▶ _Goal_:
A precise retyping is required of every line from the one containing "The picture is" down to the one containing "const tl = p.tickMarks ? 13 : 0;", both included, and of no other line.

━━━━━ Supplied information

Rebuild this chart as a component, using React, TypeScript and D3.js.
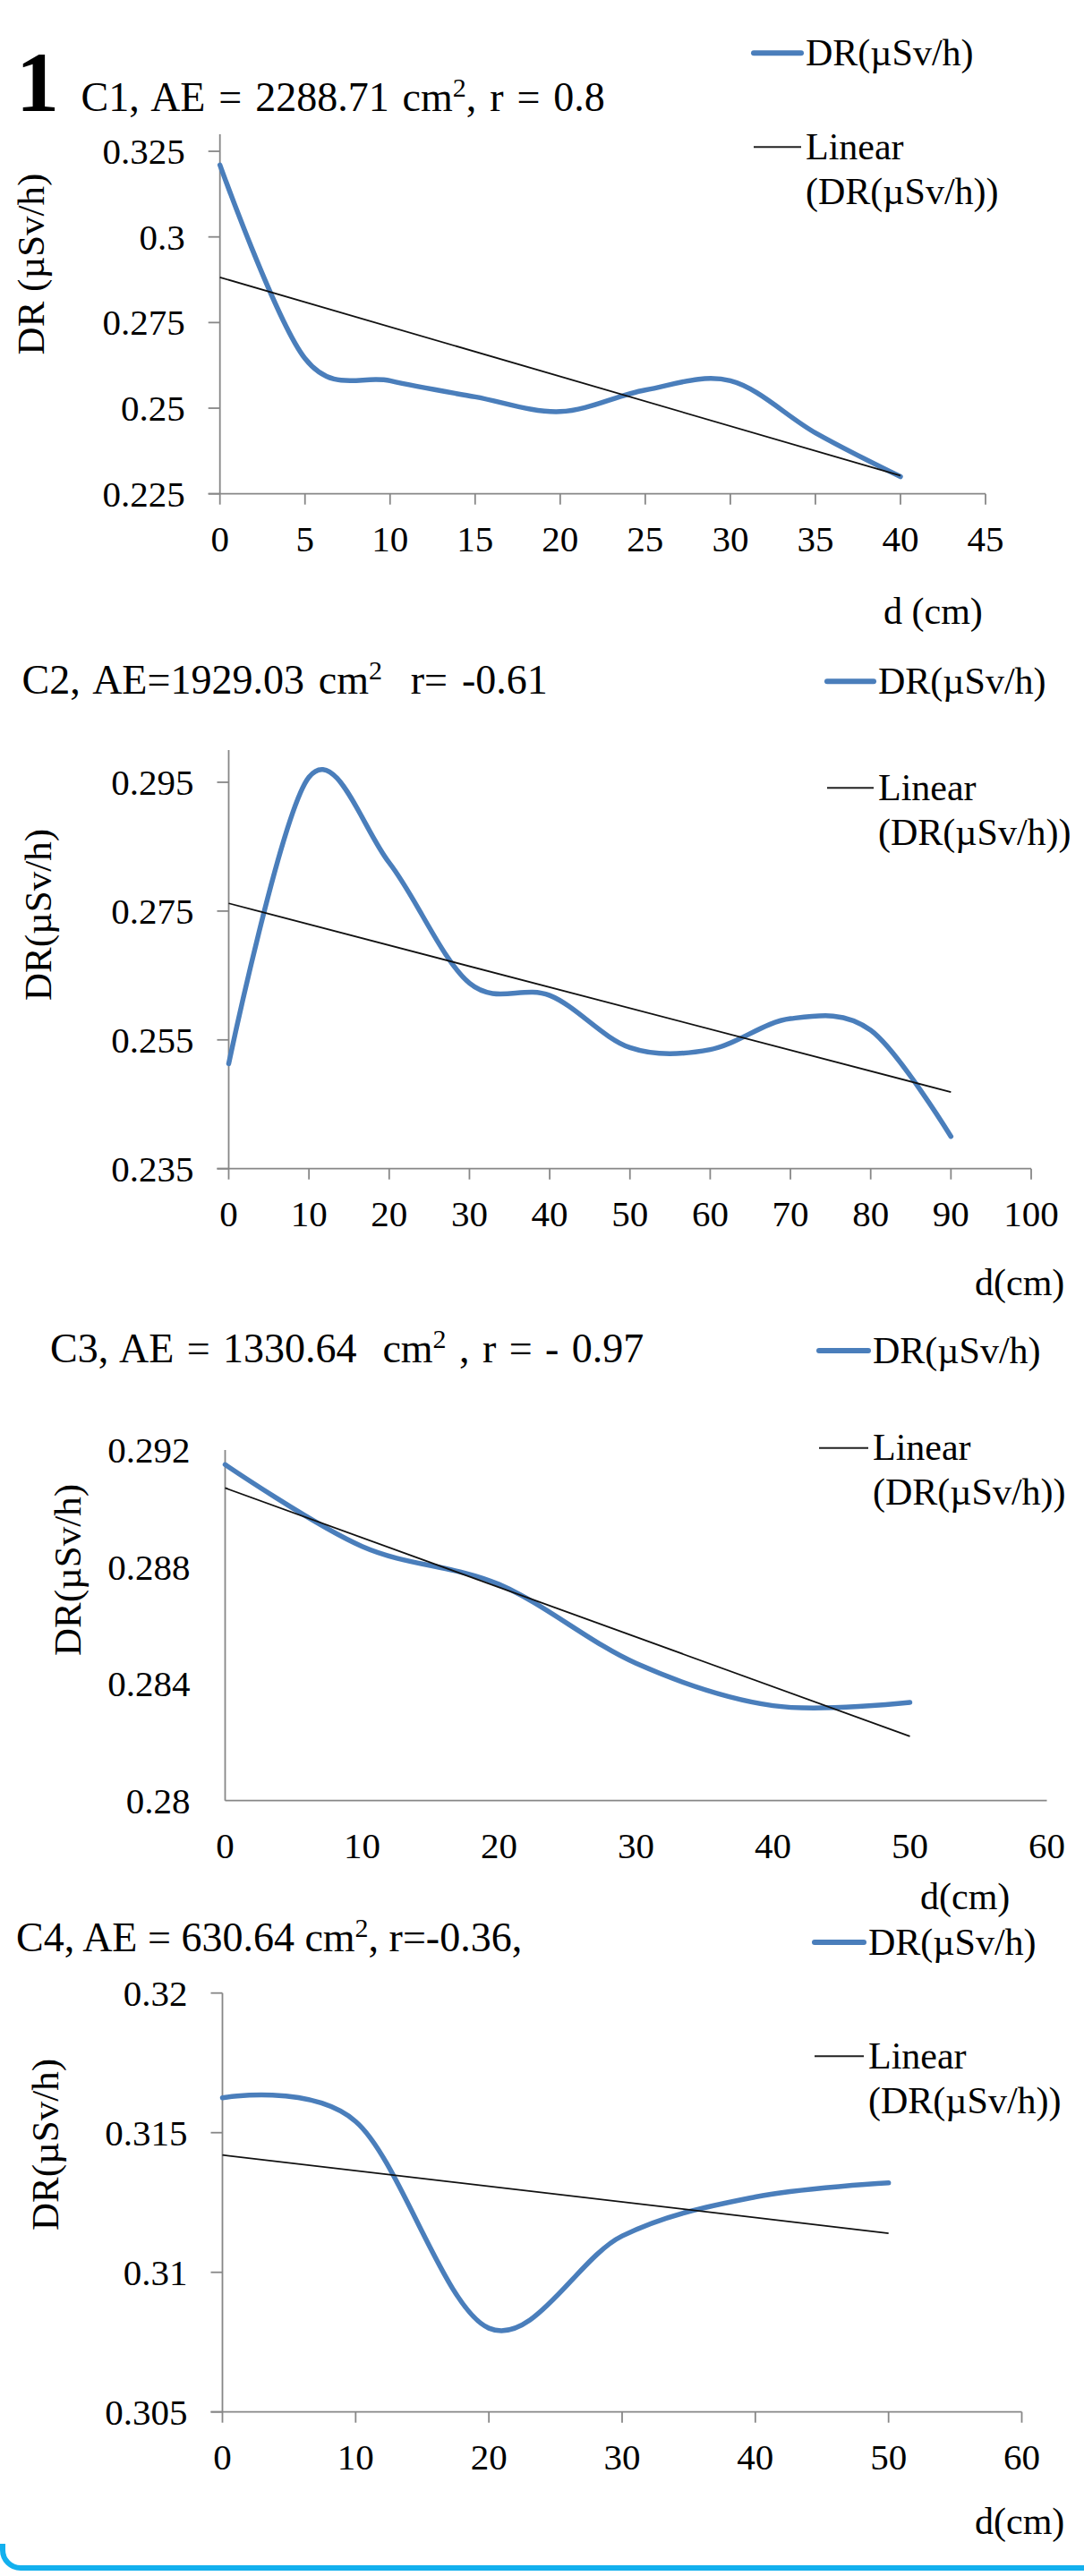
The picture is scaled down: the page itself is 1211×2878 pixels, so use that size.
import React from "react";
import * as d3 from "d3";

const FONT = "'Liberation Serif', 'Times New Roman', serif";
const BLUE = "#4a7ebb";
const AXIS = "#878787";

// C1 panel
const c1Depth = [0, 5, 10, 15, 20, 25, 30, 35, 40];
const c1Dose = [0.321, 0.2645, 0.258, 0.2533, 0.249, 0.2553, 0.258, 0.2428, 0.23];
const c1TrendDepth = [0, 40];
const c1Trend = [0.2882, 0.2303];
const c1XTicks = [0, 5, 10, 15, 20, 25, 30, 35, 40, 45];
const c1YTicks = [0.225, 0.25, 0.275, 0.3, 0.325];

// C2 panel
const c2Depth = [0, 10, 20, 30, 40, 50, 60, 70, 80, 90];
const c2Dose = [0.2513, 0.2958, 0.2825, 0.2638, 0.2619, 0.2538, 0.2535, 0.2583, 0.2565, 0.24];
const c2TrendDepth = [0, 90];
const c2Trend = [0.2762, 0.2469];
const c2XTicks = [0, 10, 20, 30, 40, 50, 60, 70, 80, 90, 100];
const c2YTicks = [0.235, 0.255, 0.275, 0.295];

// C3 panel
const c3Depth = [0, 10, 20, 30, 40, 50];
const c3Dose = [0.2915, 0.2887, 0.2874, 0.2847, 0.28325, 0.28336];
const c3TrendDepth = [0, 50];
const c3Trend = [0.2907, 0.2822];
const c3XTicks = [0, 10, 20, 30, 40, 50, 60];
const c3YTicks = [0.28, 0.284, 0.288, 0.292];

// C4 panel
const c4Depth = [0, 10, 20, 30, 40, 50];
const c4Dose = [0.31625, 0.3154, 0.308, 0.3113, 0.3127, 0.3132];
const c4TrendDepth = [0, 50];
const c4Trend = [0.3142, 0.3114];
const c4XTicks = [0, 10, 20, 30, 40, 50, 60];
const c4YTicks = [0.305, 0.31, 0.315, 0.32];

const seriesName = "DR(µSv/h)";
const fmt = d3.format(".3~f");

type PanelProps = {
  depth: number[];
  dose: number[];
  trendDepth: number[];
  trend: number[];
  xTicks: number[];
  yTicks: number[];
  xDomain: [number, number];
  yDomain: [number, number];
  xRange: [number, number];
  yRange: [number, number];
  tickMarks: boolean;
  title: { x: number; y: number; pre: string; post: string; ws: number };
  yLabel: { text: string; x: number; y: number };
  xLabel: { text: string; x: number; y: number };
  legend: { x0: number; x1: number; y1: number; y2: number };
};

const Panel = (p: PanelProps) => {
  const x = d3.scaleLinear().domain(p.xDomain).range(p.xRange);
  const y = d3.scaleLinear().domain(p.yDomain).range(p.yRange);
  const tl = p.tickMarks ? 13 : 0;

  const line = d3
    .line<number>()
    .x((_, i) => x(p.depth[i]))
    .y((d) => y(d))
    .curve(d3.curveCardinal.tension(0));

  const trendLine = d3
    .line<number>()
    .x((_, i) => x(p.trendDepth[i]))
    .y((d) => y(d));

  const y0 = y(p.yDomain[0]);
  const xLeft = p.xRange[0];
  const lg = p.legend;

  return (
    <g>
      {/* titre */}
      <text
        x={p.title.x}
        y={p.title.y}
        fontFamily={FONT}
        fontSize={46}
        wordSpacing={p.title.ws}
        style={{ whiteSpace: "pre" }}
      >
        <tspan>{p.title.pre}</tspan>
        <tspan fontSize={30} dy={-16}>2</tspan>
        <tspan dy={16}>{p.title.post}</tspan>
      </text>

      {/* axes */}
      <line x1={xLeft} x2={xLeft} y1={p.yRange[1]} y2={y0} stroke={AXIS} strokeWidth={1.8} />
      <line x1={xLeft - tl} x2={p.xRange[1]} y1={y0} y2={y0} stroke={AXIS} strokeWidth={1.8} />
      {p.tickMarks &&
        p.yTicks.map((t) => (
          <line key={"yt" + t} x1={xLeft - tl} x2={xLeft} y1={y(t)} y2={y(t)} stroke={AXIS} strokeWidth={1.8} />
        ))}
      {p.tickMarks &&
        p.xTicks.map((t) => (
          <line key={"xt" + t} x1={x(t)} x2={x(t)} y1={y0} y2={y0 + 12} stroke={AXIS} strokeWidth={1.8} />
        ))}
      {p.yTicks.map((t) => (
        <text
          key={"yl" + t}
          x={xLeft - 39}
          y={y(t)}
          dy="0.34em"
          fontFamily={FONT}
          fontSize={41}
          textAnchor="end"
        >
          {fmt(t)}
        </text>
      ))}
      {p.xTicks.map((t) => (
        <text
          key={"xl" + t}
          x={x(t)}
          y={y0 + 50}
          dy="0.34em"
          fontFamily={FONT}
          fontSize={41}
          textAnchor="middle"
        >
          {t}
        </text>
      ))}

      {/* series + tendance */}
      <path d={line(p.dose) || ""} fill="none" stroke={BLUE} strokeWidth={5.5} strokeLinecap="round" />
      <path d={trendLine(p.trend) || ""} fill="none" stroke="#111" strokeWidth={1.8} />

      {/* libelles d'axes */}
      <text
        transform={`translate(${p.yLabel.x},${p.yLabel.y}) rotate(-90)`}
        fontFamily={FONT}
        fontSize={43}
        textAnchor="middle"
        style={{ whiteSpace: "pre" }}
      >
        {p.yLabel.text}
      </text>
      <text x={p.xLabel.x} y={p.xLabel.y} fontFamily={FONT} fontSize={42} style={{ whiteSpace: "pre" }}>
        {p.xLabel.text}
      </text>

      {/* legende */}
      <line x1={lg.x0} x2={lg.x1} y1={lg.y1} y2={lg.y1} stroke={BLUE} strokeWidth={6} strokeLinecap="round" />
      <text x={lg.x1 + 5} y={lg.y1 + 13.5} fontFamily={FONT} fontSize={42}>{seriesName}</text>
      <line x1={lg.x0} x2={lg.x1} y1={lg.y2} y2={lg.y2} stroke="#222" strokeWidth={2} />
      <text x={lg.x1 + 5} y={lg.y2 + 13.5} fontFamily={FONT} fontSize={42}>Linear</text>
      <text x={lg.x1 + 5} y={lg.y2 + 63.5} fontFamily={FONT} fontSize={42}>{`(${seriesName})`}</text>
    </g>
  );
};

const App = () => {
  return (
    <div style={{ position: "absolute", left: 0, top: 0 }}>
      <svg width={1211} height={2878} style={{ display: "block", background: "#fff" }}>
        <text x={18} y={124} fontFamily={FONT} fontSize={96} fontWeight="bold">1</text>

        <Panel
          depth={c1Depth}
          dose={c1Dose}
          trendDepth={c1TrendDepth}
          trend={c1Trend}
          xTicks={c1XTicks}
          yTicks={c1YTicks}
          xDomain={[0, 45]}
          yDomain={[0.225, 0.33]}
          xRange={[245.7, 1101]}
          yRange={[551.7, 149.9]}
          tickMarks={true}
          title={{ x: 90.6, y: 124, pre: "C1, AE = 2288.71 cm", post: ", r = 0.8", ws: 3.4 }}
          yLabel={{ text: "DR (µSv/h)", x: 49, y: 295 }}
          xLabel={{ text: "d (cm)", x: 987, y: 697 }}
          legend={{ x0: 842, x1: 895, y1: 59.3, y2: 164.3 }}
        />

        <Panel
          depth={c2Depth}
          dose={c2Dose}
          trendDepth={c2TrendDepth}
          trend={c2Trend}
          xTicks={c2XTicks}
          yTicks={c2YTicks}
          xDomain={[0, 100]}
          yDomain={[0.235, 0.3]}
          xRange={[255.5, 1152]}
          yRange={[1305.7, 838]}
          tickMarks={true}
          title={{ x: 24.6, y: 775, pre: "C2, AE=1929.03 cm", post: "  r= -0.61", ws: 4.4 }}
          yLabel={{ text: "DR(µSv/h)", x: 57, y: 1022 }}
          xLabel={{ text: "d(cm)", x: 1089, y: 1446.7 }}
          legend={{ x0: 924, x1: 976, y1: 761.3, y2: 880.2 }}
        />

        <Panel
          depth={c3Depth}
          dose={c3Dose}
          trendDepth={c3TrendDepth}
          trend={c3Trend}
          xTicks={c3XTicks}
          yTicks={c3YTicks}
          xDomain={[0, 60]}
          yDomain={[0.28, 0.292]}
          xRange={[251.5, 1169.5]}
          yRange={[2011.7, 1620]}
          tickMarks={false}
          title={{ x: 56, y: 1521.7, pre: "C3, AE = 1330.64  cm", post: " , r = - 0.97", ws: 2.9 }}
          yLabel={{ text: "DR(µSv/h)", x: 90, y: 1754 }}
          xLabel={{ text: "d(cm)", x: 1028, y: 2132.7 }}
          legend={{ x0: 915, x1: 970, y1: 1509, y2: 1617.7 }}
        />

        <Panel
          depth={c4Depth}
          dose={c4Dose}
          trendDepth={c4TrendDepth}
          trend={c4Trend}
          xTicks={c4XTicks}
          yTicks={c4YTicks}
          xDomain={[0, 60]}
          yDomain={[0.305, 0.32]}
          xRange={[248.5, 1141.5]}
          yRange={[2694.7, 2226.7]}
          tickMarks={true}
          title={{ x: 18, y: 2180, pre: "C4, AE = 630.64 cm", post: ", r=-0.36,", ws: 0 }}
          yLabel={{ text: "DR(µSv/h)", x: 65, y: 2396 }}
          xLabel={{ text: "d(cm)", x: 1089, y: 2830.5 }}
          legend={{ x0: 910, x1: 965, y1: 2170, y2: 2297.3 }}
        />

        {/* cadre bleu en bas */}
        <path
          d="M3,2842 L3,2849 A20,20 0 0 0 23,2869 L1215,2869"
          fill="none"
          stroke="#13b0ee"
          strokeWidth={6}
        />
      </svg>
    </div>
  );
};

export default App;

━━━━━━━━━━

▶ _Output of the task_:
The picture is scaled down: the page itself is 1211×2878 pixels, so use that size.
import React from "react";
import * as d3 from "d3";

const FONT = "'Liberation Serif', 'Times New Roman', serif";
const BLUE = "#4a7ebb";
const AXIS = "#878787";

// C1 panel
const c1Depth = [0, 5, 10, 15, 20, 25, 30, 35, 40];
const c1Dose = [0.321, 0.2645, 0.258, 0.2533, 0.249, 0.2553, 0.258, 0.2428, 0.23];
const c1TrendDepth = [0, 40];
const c1Trend = [0.2882, 0.2303];
const c1XTicks = [0, 5, 10, 15, 20, 25, 30, 35, 40, 45];
const c1YTicks = [0.225, 0.25, 0.275, 0.3, 0.325];

// C2 panel
const c2Depth = [0, 10, 20, 30, 40, 50, 60, 70, 80, 90];
const c2Dose = [0.2513, 0.2958, 0.2825, 0.2638, 0.2619, 0.2538, 0.2535, 0.2583, 0.2565, 0.24];
const c2TrendDepth = [0, 90];
const c2Trend = [0.2762, 0.2469];
const c2XTicks = [0, 10, 20, 30, 40, 50, 60, 70, 80, 90, 100];
const c2YTicks = [0.235, 0.255, 0.275, 0.295];

// C3 panel
const c3Depth = [0, 10, 20, 30, 40, 50];
const c3Dose = [0.2915, 0.2887, 0.2874, 0.2847, 0.28325, 0.28336];
const c3TrendDepth = [0, 50];
const c3Trend = [0.2907, 0.2822];
const c3XTicks = [0, 10, 20, 30, 40, 50, 60];
const c3YTicks = [0.28, 0.284, 0.288, 0.292];

// C4 panel
const c4Depth = [0, 10, 20, 30, 40, 50];
const c4Dose = [0.31625, 0.3154, 0.308, 0.3113, 0.3127, 0.3132];
const c4TrendDepth = [0, 50];
const c4Trend = [0.3142, 0.3114];
const c4XTicks = [0, 10, 20, 30, 40, 50, 60];
const c4YTicks = [0.305, 0.31, 0.315, 0.32];

const seriesName = "DR(µSv/h)";
const fmt = d3.format(".3~f");

type PanelProps = {
  depth: number[];
  dose: number[];
  trendDepth: number[];
  trend: number[];
  xTicks: number[];
  yTicks: number[];
  xDomain: [number, number];
  yDomain: [number, number];
  xRange: [number, number];
  yRange: [number, number];
  tickMarks: boolean;
  title: { x: number; y: number; pre: string; post: string; ws: number };
  yLabel: { text: string; x: number; y: number };
  xLabel: { text: string; x: number; y: number };
  legend: { x0: number; x1: number; y1: number; y2: number };
};

const Panel = (p: PanelProps) => {
  const x = d3.scaleLinear().domain(p.xDomain).range(p.xRange);
  const y = d3.scaleLinear().domain(p.yDomain).range(p.yRange);
  const tl = p.tickMarks ? 13 : 0;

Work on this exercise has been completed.